Linedata Services has had an excellent first six months of 2005, with revenues of EUR 56.8 million resulting in organic growth of +8.9% at constant exchange rates. Operating income increased sharply by +179.8%, leveraged by this growth and a new, streamlined cost structure. Accordingly, Linedata’s operating margin came out in line with Group expectations at 13.7%.

Net income also enjoyed a major increase of +361.5% on the back of the exceptional EUR 1.7 million payment linked to the FMC transaction and the improvement in financial income.

Positive contribution from each of the three business lines to the Group’s operating margin

Linedata’s Asset Management business proved to be the biggest performance driver, generating revenues of EUR 29.4 million over the first six months of 2005 for an organic growth rate of 17.5% at constant exchange rates. This provided the Group with an operating margin of 17.0% for the business line as a whole.
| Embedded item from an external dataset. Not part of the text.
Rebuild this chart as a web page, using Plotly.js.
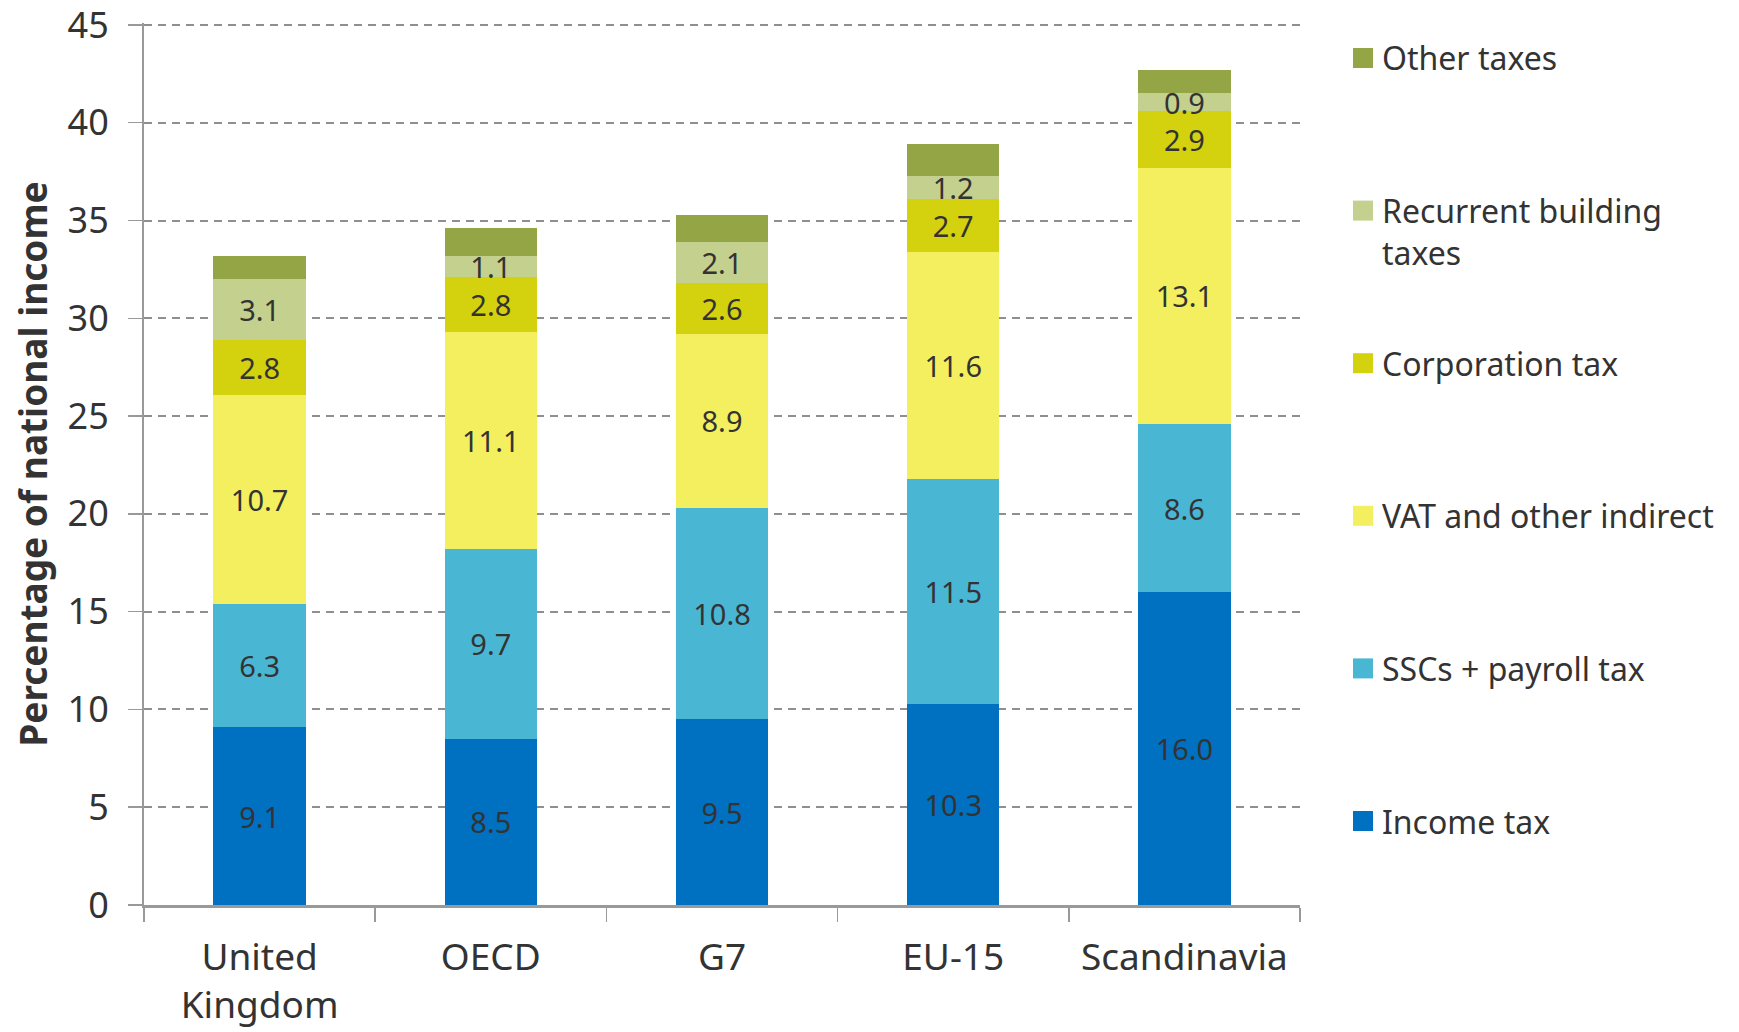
<!DOCTYPE html>
<html>
<head>
<meta charset="utf-8">
<script src="https://cdn.plot.ly/plotly-3.0.1.min.js"></script>
<style>html,body{margin:0;padding:0;background:#fff;}#chart{width:1739px;height:1032px;}</style>
</head>
<body>
<div id="chart"></div>
<script>
const categories = ["United Kingdom", "OECD", "G7", "EU-15", "Scandinavia"];
const tickLabels = ["United<br>Kingdom", "OECD", "G7", "EU-15", "Scandinavia"];

const incomeTax = [9.1, 8.5, 9.5, 10.3, 16.0];
const sscsPayroll = [6.3, 9.7, 10.8, 11.5, 8.6];
const vatIndirect = [10.7, 11.1, 8.9, 11.6, 13.1];
const corporationTax = [2.8, 2.8, 2.6, 2.7, 2.9];
const recurrentBuilding = [3.1, 1.1, 2.1, 1.2, 0.9];
const otherTaxes = [1.2, 1.4, 1.4, 1.6, 1.2];

const seriesNames = ["Income tax", "SSCs + payroll tax", "VAT and other indirect", "Corporation tax", "Recurrent building<br>taxes", "Other taxes"];
const seriesValues = [incomeTax, sscsPayroll, vatIndirect, corporationTax, recurrentBuilding, otherTaxes];
const seriesColors = ["#0070C0", "#49B7D4", "#F3EF5F", "#D4D10F", "#C4D08E", "#94A545"];
const showLabels = [true, true, true, true, true, false];

const FONT = "Noto Sans, Open Sans, sans-serif";
const TXT = "#333333";

const traces = seriesNames.map((name, i) => ({
  type: "bar",
  name: name,
  x: categories,
  y: seriesValues[i],
  marker: {color: seriesColors[i], line: {width: 0}},
  text: showLabels[i] ? seriesValues[i].map(v => v.toFixed(1)) : seriesValues[i].map(() => ""),
  texttemplate: "%{text}",
  textposition: showLabels[i] ? "inside" : "none",
  insidetextanchor: "middle",
  textangle: 0,
  textfont: {family: FONT, size: 29, color: TXT},
  hoverinfo: "x+y+name",
  showlegend: false
}));

// Manual legend (top item = last series)
const legendOrder = [5, 4, 3, 2, 1, 0];
const plotTop = 23, plotBottom = 905, plotLeft = 144, plotRight = 1300;
const pw = plotRight - plotLeft, ph = plotBottom - plotTop;
const shapes = [];
const annotations = [];
legendOrder.forEach((si, k) => {
  const cy = 58 + 152.6 * k;
  const yc = (plotBottom - cy) / ph;
  const half = 10 / ph;
  shapes.push({
    type: "rect", xref: "paper", yref: "paper",
    x0: (1353 - plotLeft) / pw, x1: (1373 - plotLeft) / pw,
    y0: yc - half, y1: yc + half,
    fillcolor: seriesColors[si], line: {width: 0}
  });
  const multi = seriesNames[si].indexOf("<br>") >= 0;
  annotations.push({
    xref: "paper", yref: "paper",
    x: (1380 - plotLeft) / pw,
    y: multi ? (plotBottom - (cy + 21)) / ph : yc,
    xanchor: "left", yanchor: "middle", align: "left",
    text: seriesNames[si], showarrow: false,
    font: {family: FONT, size: 32, color: TXT}
  });
});

const layout = {
  width: 1739, height: 1032,
  margin: {l: plotLeft, r: 1739 - plotRight, t: plotTop, b: 1032 - plotBottom, pad: 0},
  paper_bgcolor: "#ffffff", plot_bgcolor: "#ffffff",
  barmode: "stack",
  bargap: 0.6,
  font: {family: FONT, color: TXT},
  uniformtext: {mode: "show", minsize: 29},
  xaxis: {
    tickmode: "array", tickvals: categories, ticktext: tickLabels,
    tickson: "boundaries", ticks: "outside", ticklen: 14, tickwidth: 1.5, tickcolor: "#999999",
    showline: true, linecolor: "#999999", linewidth: 2.5,
    showgrid: false, zeroline: false,
    tickfont: {family: FONT, size: 37, color: TXT},
    ticklabelstandoff: 18,
    fixedrange: true
  },
  yaxis: {
    range: [0, 45.1], tickmode: "array", tickvals: [0, 5, 10, 15, 20, 25, 30, 35, 40, 45],
    ticks: "outside", ticklen: 14, tickwidth: 1.5, tickcolor: "#999999",
    showline: true, linecolor: "#999999", linewidth: 2,
    showgrid: true, gridcolor: "#8f8f8f", gridwidth: 2, griddash: "8px,6px",
    zeroline: false,
    tickfont: {family: FONT, size: 36, color: TXT},
    ticklabelstandoff: 12,
    ticklabeloverflow: "allow",
    title: {text: "<b>Percentage of national income</b>", font: {family: FONT, size: 37, color: TXT}, standoff: 9},
    fixedrange: true
  },
  shapes: shapes,
  annotations: annotations
};

Plotly.newPlot("chart", traces, layout, {displayModeBar: false, staticPlot: true});
</script>
</body>
</html>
As expected, revenues for Linedata’s Savings & Insurance activity remained stable, with the business line recording a temporary drop in operating margin to 12.2% following the massive restructuring undertaken as part of its recovery strategy.
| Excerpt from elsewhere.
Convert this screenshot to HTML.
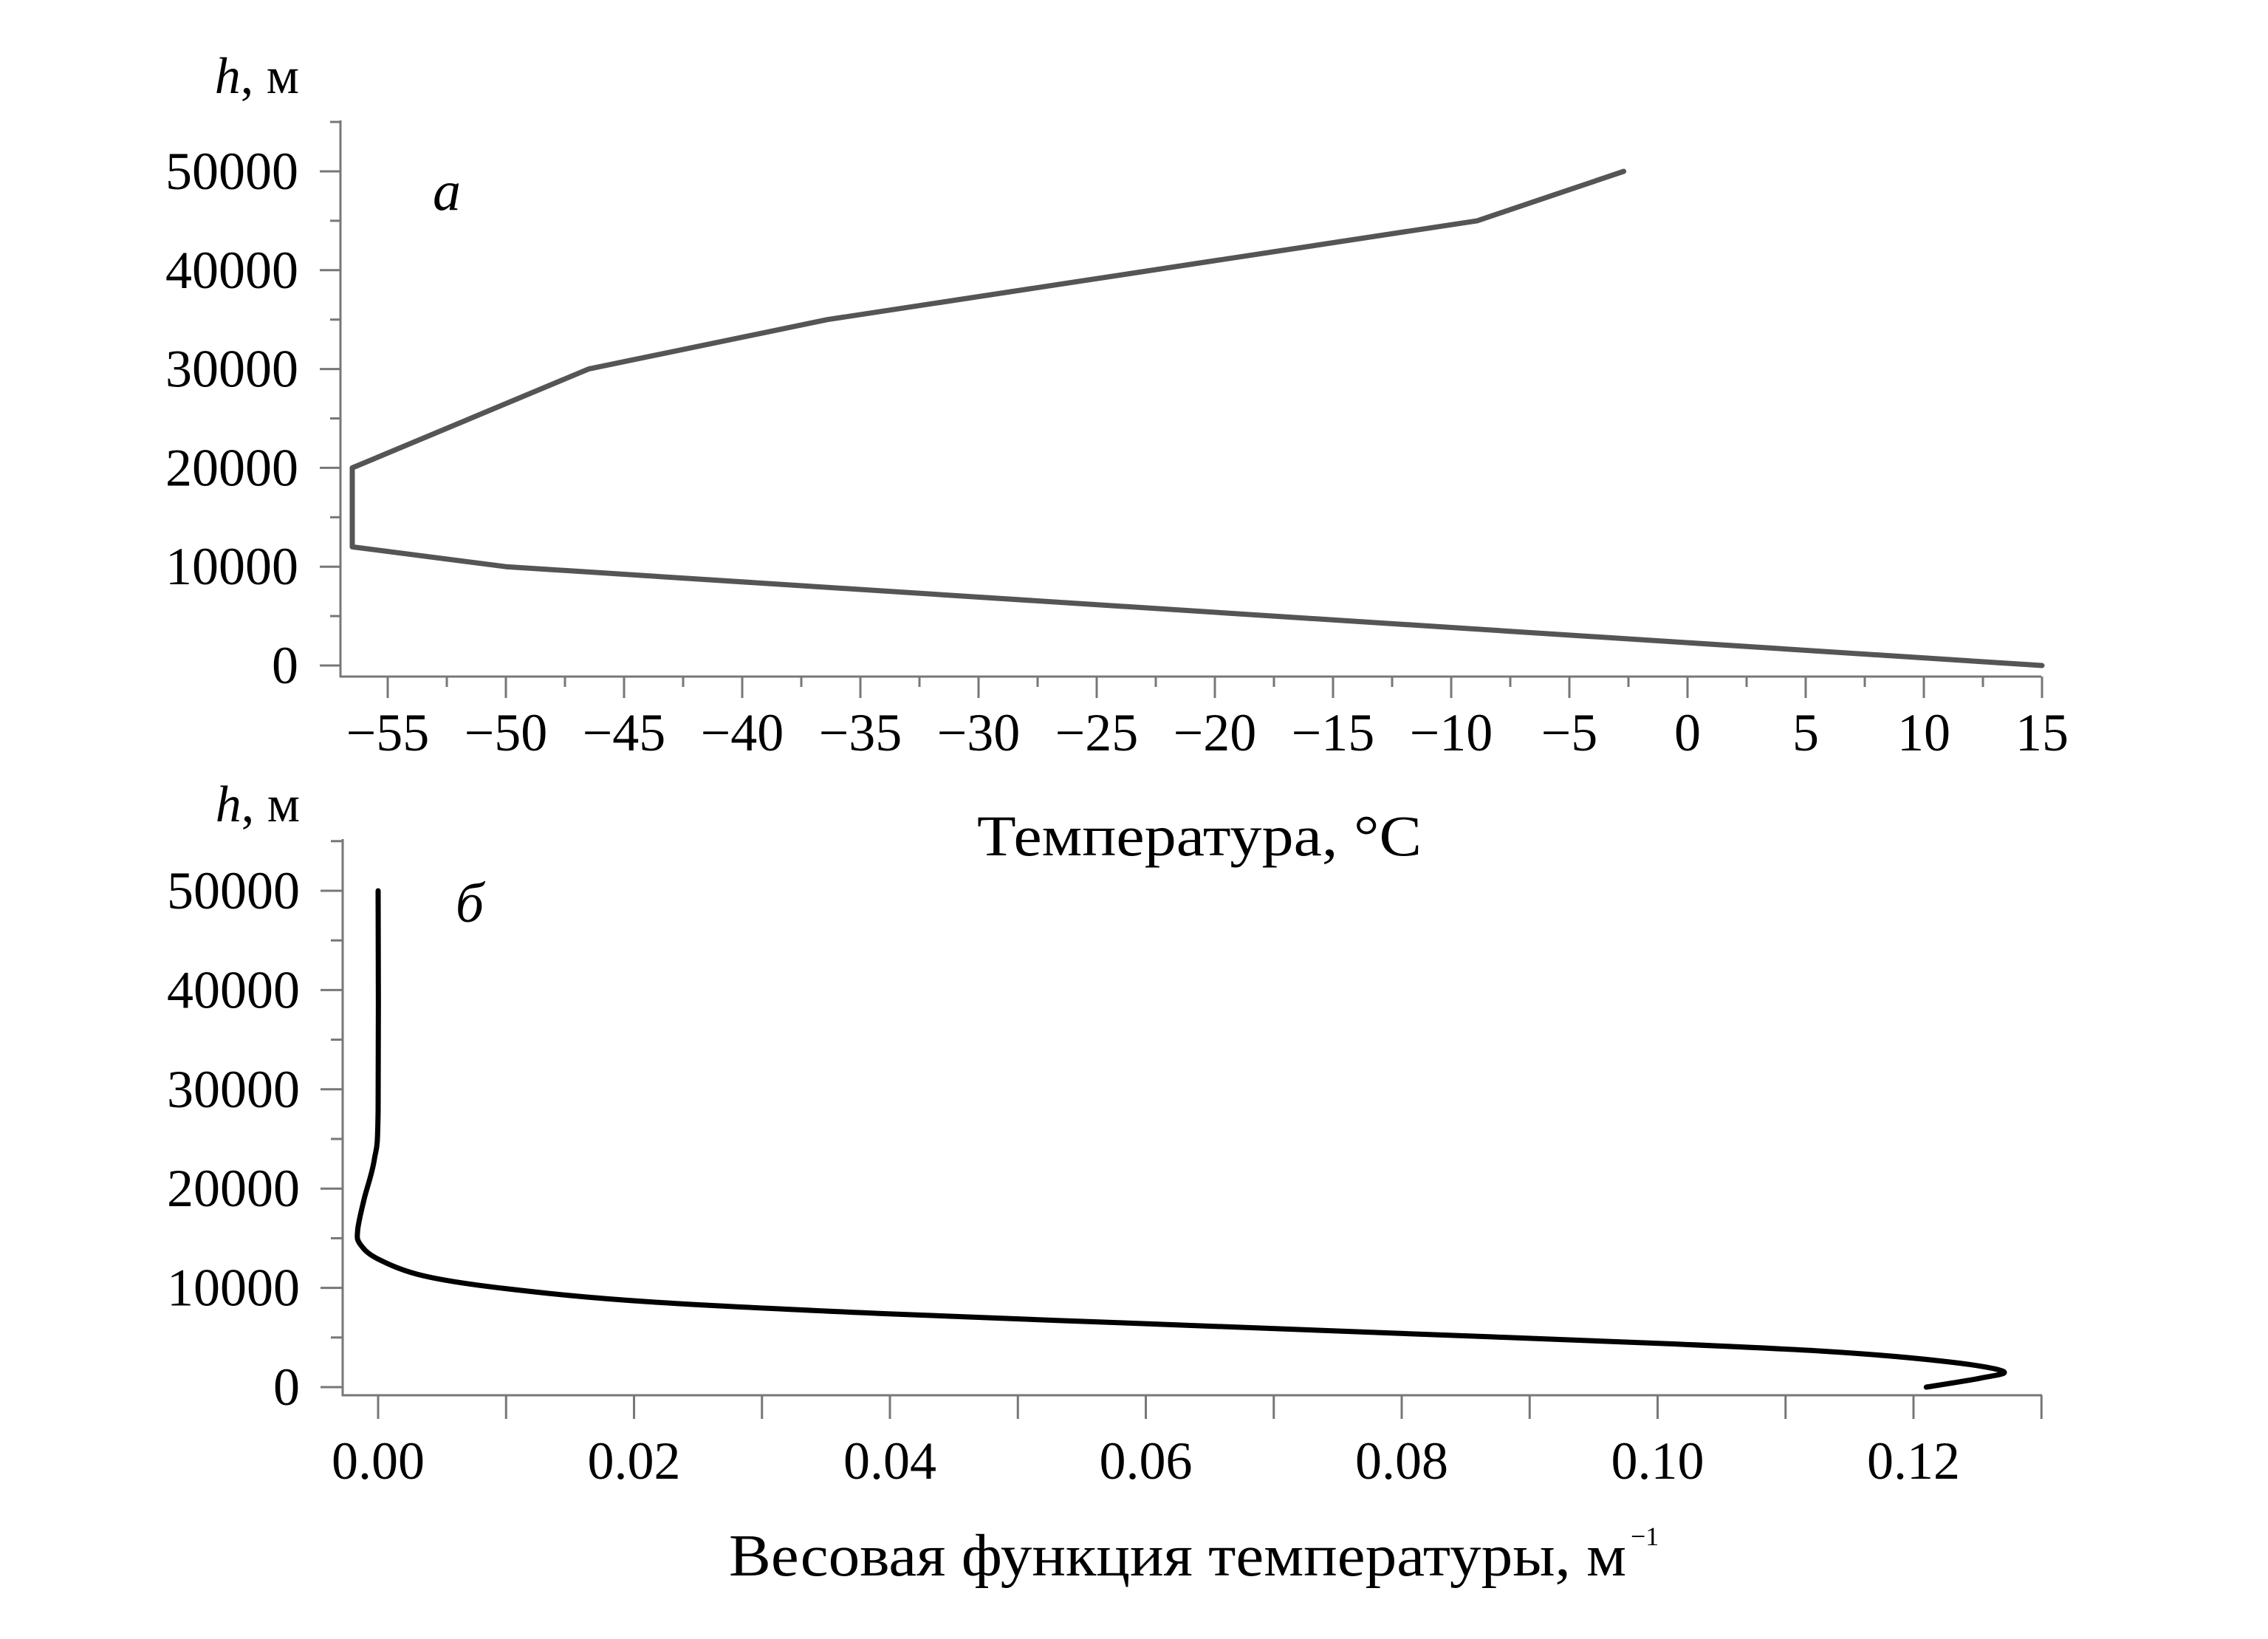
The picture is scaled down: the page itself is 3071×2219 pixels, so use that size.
<!DOCTYPE html>
<html><head><meta charset="utf-8"><style>
html,body{margin:0;padding:0;background:#fff;}
svg{display:block;font-family:"Liberation Serif",serif;}
</style></head><body>
<svg id="chart" width="3071" height="2219" viewBox="0 0 3071 2219" xmlns="http://www.w3.org/2000/svg">
<rect width="3071" height="2219" fill="#fff"/>
<g id="top"></g>
<g id="bot"></g>
</svg>
<script>
// Panel a: temperature profile
const tempValues = [15, -50, -56.5, -56.5, -46.5, -36.4, -8.9, -2.7];
const tempHeights = [0, 10000, 12000, 20000, 30000, 35000, 45000, 50000];
const tempTicks = [-55,-50,-45,-40,-35,-30,-25,-20,-15,-10,-5,0,5,10,15];
const heightTicks = [0,10000,20000,30000,40000,50000];
// Panel b: weight function
const wfValues = [0,0,-0.0003,-0.0011,-0.0016,-0.0014,0,0.0036,0.0101,0.0211,0.0395,0.0598,0.0801,0.1003,0.1132,0.1224,0.127,0.1252,0.121];
const wfHeights = [50000,27900,22900,18900,15800,14400,12900,11200,9900,8600,7400,6400,5400,4400,3600,2600,1600,900,0];
const wfTicks = [0,0.02,0.04,0.06,0.08,0.10,0.12];

const NS="http://www.w3.org/2000/svg";
function mk(parent,tag,attrs,text){const e=document.createElementNS(NS,tag);for(const k in attrs)e.setAttribute(k,attrs[k]);if(text!==undefined)e.textContent=text;parent.appendChild(e);return e;}
function smooth(pts){let d='M'+pts[0][0].toFixed(1)+','+pts[0][1].toFixed(1);
 for(let i=0;i<pts.length-1;i++){const p0=pts[i-1]||pts[i],p1=pts[i],p2=pts[i+1],p3=pts[i+2]||p2;
  const c1=[p1[0]+(p2[0]-p0[0])/6,p1[1]+(p2[1]-p0[1])/6],c2=[p2[0]-(p3[0]-p1[0])/6,p2[1]-(p3[1]-p1[1])/6];
  d+='C'+c1.map(v=>v.toFixed(1)).join(',')+' '+c2.map(v=>v.toFixed(1)).join(',')+' '+p2[0].toFixed(1)+','+p2[1].toFixed(1);}
 return d;}
const AX="#777";

// Top axes
const xT=t=>525+(t+55)*32.0;
const yT=h=>901-h/10000*133.8;
const gT=document.getElementById('top');
let e;
e=mk(gT,'line',{x1:461,y1:163,x2:461,y2:917,stroke:AX,'stroke-width':3});


e=mk(gT,'line',{x1:460,y1:916,x2:2764,y2:916,stroke:AX,'stroke-width':3});


for(let h=0;h<=55000;h+=5000){const maj=h%10000===0;
 mk(gT,'line',{x1:maj?433:447,y1:yT(h),x2:461,y2:yT(h),stroke:AX,'stroke-width':3});}
heightTicks.forEach(h=>{e=mk(gT,'text',{x:404,y:yT(h)+24,'text-anchor':'end','font-size':72},String(h));
 
 });
for(let t=-55;t<=15;t+=2.5){const maj=t%5===0;
 mk(gT,'line',{x1:xT(t),y1:916,x2:xT(t),y2:maj?945:930,stroke:AX,'stroke-width':3});}
tempTicks.forEach(t=>{e=mk(gT,'text',{x:xT(t),y:1016,'text-anchor':'middle','font-size':72},t<0?'\u2212'+(-t):String(t));
 
 });
e=mk(gT,'path',{d:tempValues.map((v,i)=>(i?'L':'M')+xT(v).toFixed(1)+','+yT(tempHeights[i]).toFixed(1)).join(''),fill:'none',stroke:'#555','stroke-width':7,'stroke-linejoin':'round','stroke-linecap':'round'});


e=mk(gT,'text',{x:405,y:126,'text-anchor':'end','font-size':70});


mk(e,'tspan',{'font-style':'italic'},'h');mk(e,'tspan',{},', м');
e=mk(gT,'text',{x:605,y:284,'text-anchor':'middle','font-size':76,'font-style':'italic'},'a');


e=mk(gT,'text',{x:1624,y:1158,'text-anchor':'middle','font-size':78,textLength:602,lengthAdjust:'spacingAndGlyphs'},'Температура, °C');



// Bottom axes
const xB=v=>512+v/0.02*346.5;
const yB=h=>1878-h/50000*672;
const gB=document.getElementById('bot');
e=mk(gB,'line',{x1:464,y1:1136,x2:464,y2:1890,stroke:AX,'stroke-width':3});


e=mk(gB,'line',{x1:463,y1:1889,x2:2765,y2:1889,stroke:AX,'stroke-width':3});


for(let h=0;h<=55000;h+=5000){const maj=h%10000===0;
 mk(gB,'line',{x1:maj?434:448,y1:yB(h),x2:464,y2:yB(h),stroke:AX,'stroke-width':3});}
heightTicks.forEach(h=>{e=mk(gB,'text',{x:406,y:yB(h)+24,'text-anchor':'end','font-size':72},String(h));
 
 });
for(let i=0;i<=13;i++){const v=i*0.01;
 mk(gB,'line',{x1:xB(v),y1:1889,x2:xB(v),y2:1921,stroke:AX,'stroke-width':3});}
wfTicks.forEach(v=>{e=mk(gB,'text',{x:xB(v),y:2002,'text-anchor':'middle','font-size':72},v.toFixed(2));
 
 });
e=mk(gB,'path',{d:smooth(wfValues.map((v,i)=>[xB(v),yB(wfHeights[i])])),fill:'none',stroke:'#000','stroke-width':7,'stroke-linejoin':'round','stroke-linecap':'round'});


e=mk(gB,'text',{x:406,y:1112,'text-anchor':'end','font-size':70});


mk(e,'tspan',{'font-style':'italic'},'h');mk(e,'tspan',{},', м');
e=mk(gB,'text',{x:636,y:1248,'text-anchor':'middle','font-size':76,'font-style':'italic'},'б');


e=mk(gB,'text',{x:987,y:2133,'font-size':80,textLength:1215,lengthAdjust:'spacingAndGlyphs'},'Весовая функция температуры, м');


e=mk(gB,'text',{x:2208,y:2092,'font-size':36},'\u22121');


</script>
</body></html>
Lastly, the Group’s Leasing & Credit Finance business began benefiting from the operational restructuring carried out in 2004, combining a return to growth (+4.6% over the first six months) with an operating margin of 7.4%.

Strong improvement in financials

Linedata’s impressive net income combined with the EUR 4.3 million improvement in WCR has enabled the company to significantly reduce its net debt which stood at EUR 3.1 million on June 30, 2005 compared with EUR 10.5 million on December 31, 2004. As such, the Group was able to reduce its net gearing to 3.7% (after 13.4% on December 31, 2004), thus reinforcing its debt capacity within the framework of its acquisitions strategy.

2005 forecasts confirmed

Linedata Services has confirmed its IFRS organic growth target of at least 8% (5% according to French GAP) for 2005.
The Group has also confirmed its target IFRS operating margin of at least 17% for 2005 on the back of an expected increase in revenues in the second half of the year and a cost structure that is expected to remain globally stable.

Changeover to IFRS

A detailed presentation on the changeover to IFRS, revised by the Group’s statutory auditors will be available for consultation on our website as of September 20, 2005.